- Work instructions -
Copy the data below exactly, omitting any picture it contains.

- Supplied data -
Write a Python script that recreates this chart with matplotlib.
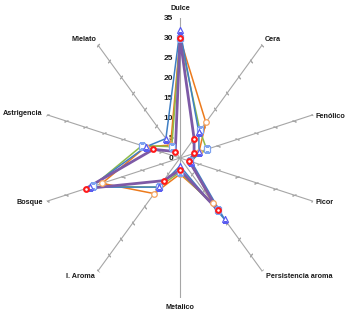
import numpy as np
import matplotlib
matplotlib.use('Agg')
from matplotlib import pyplot as plt

plt.rcParams['font.family'] = ['Liberation Sans', 'DejaVu Sans']

# categories, clockwise from the top
categories = ['Dulce', 'Cera', 'Fenólico', 'Picor', 'Persistencia aroma',
              'Metalico', 'I. Aroma', 'Bosque', 'Astrigencia', 'Mielato']
rticks = [0, 5, 10, 15, 20, 25, 30, 35]

# series values
serie_naranja = [30, 11, 5, 2.5, 14, 4, 11, 20.5, 9, 4]
serie_verde = [30, 8.5, 7, 2.5, 16, 3.5, 9, 23, 10, 3.5]
serie_azul = [32, 8, 5, 3, 19, 2, 9, 23.6, 9, 6]
serie_morada = [30, 6, 3.7, 2.4, 16, 3, 7, 24.8, 7, 2]

series = [
    (serie_naranja, '#ec7a1c', 1.1, 'o', '#f5a35f', 4.0, 0.9),
    (serie_verde, '#8dba4a', 1.1, 's', '#7fa3f0', 3.8, 0.9),
    (serie_azul, '#3f7fc4', 1.1, '^', '#5a5cf0', 4.0, 0.9),
    (serie_morada, '#7d5aa6', 2.0, 'o', '#ff1a1a', 3.4, 1.5),
]

n = len(categories)
theta = np.linspace(0, 2 * np.pi, n, endpoint=False)

fig = plt.figure(figsize=(3.51, 3.16), dpi=100)
ax = fig.add_axes([40 / 351, 18 / 316, 280 / 351, 280 / 316], projection='polar')
ax.set_theta_zero_location('N')
ax.set_theta_direction(-1)
ax.set_ylim(0, 35)
ax.grid(False)
ax.spines['polar'].set_visible(False)
ax.set_xticks([])
ax.set_yticks([])
ax.patch.set_visible(False)

# spokes with tick marks
for t in theta:
    ax.plot([t, t], [0, 35], color='#a6a6a6', lw=0.8, zorder=1)
    ax.plot([t] * 7, rticks[1:], ls='none', marker=(2, 2, np.degrees(t)),
            ms=3, mec='#a6a6a6', mew=0.7, zorder=1)

# radial labels on the top axis
for r in rticks:
    ax.annotate(str(r), xy=(0, r), xytext=(-5, 0), textcoords='offset points',
                ha='right', va='center', fontsize=6.0, fontweight='bold', color='#1a1a1a')

# category labels
label_pos = [
    ((0, 4), 'center', 'bottom'),
    ((2, 1), 'left', 'bottom'),
    ((2, -1), 'left', 'center'),
    ((2, -1), 'left', 'center'),
    ((3, -1), 'left', 'top'),
    ((0, -4), 'center', 'top'),
    ((-2, -1), 'right', 'top'),
    ((-3, -1), 'right', 'center'),
    ((-3, 1), 'right', 'center'),
    ((-1, 1), 'right', 'bottom'),
]
for t, name, (off, ha, va) in zip(theta, categories, label_pos):
    ax.annotate(name, xy=(t, 35), xytext=off, textcoords='offset points',
                ha=ha, va=va, fontsize=5.2, fontweight='bold', color='#1a1a1a')

# lines
tt = np.append(theta, theta[0])
for vals, col, lw, mk, mcol, ms, mew in series:
    vv = np.append(vals, vals[0])
    ax.plot(tt, vv, color=col, lw=lw, zorder=3)
# markers on top
for vals, col, lw, mk, mcol, ms, mew in series:
    ax.plot(theta, vals, ls='none', marker=mk, ms=ms, mfc='white',
            mec=mcol, mew=mew, zorder=4)

plt.savefig('out.png', dpi=100)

- Final result -
Write a Python script that recreates this chart with matplotlib.
import numpy as np
import matplotlib
matplotlib.use('Agg')
from matplotlib import pyplot as plt

plt.rcParams['font.family'] = ['Liberation Sans', 'DejaVu Sans']

# categories, clockwise from the top
categories = ['Dulce', 'Cera', 'Fenólico', 'Picor', 'Persistencia aroma',
              'Metalico', 'I. Aroma', 'Bosque', 'Astrigencia', 'Mielato']
rticks = [0, 5, 10, 15, 20, 25, 30, 35]

# series values
serie_naranja = [30, 11, 5, 2.5, 14, 4, 11, 20.5, 9, 4]
serie_verde = [30, 8.5, 7, 2.5, 16, 3.5, 9, 23, 10, 3.5]
serie_azul = [32, 8, 5, 3, 19, 2, 9, 23.6, 9, 6]
serie_morada = [30, 6, 3.7, 2.4, 16, 3, 7, 24.8, 7, 2]

series = [
    (serie_naranja, '#ec7a1c', 1.1, 'o', '#f5a35f', 4.0, 0.9),
    (serie_verde, '#8dba4a', 1.1, 's', '#7fa3f0', 3.8, 0.9),
    (serie_azul, '#3f7fc4', 1.1, '^', '#5a5cf0', 4.0, 0.9),
    (serie_morada, '#7d5aa6', 2.0, 'o', '#ff1a1a', 3.4, 1.5),
]

n = len(categories)
theta = np.linspace(0, 2 * np.pi, n, endpoint=False)

fig = plt.figure(figsize=(3.51, 3.16), dpi=100)
ax = fig.add_axes([40 / 351, 18 / 316, 280 / 351, 280 / 316], projection='polar')
ax.set_theta_zero_location('N')
ax.set_theta_direction(-1)
ax.set_ylim(0, 35)
ax.grid(False)
ax.spines['polar'].set_visible(False)
ax.set_xticks([])
ax.set_yticks([])
ax.patch.set_visible(False)

# spokes with tick marks
for t in theta:
    ax.plot([t, t], [0, 35], color='#a6a6a6', lw=0.8, zorder=1)
    ax.plot([t] * 7, rticks[1:], ls='none', marker=(2, 2, np.degrees(t)),
            ms=3, mec='#a6a6a6', mew=0.7, zorder=1)

# radial labels on the top axis
for r in rticks:
    ax.annotate(str(r), xy=(0, r), xytext=(-5, 0), textcoords='offset points',
                ha='right', va='center', fontsize=6.0, fontweight='bold', color='#1a1a1a')

# category labels
label_pos = [
    ((0, 4), 'center', 'bottom'),
    ((2, 1), 'left', 'bottom'),
    ((2, -1), 'left', 'center'),
    ((2, -1), 'left', 'center'),
    ((3, -1), 'left', 'top'),
    ((0, -4), 'center', 'top'),
    ((-2, -1), 'right', 'top'),
    ((-3, -1), 'right', 'center'),
    ((-3, 1), 'right', 'center'),
    ((-1, 1), 'right', 'bottom'),
]
for t, name, (off, ha, va) in zip(theta, categories, label_pos):
    ax.annotate(name, xy=(t, 35), xytext=off, textcoords='offset points',
                ha=ha, va=va, fontsize=5.2, fontweight='bold', color='#1a1a1a')

# lines
tt = np.append(theta, theta[0])
for vals, col, lw, mk, mcol, ms, mew in series:
    vv = np.append(vals, vals[0])
    ax.plot(tt, vv, color=col, lw=lw, zorder=3)
# markers on top
for vals, col, lw, mk, mcol, ms, mew in series:
    ax.plot(theta, vals, ls='none', marker=mk, ms=ms, mfc='white',
            mec=mcol, mew=mew, zorder=4)

plt.savefig('out.png', dpi=100)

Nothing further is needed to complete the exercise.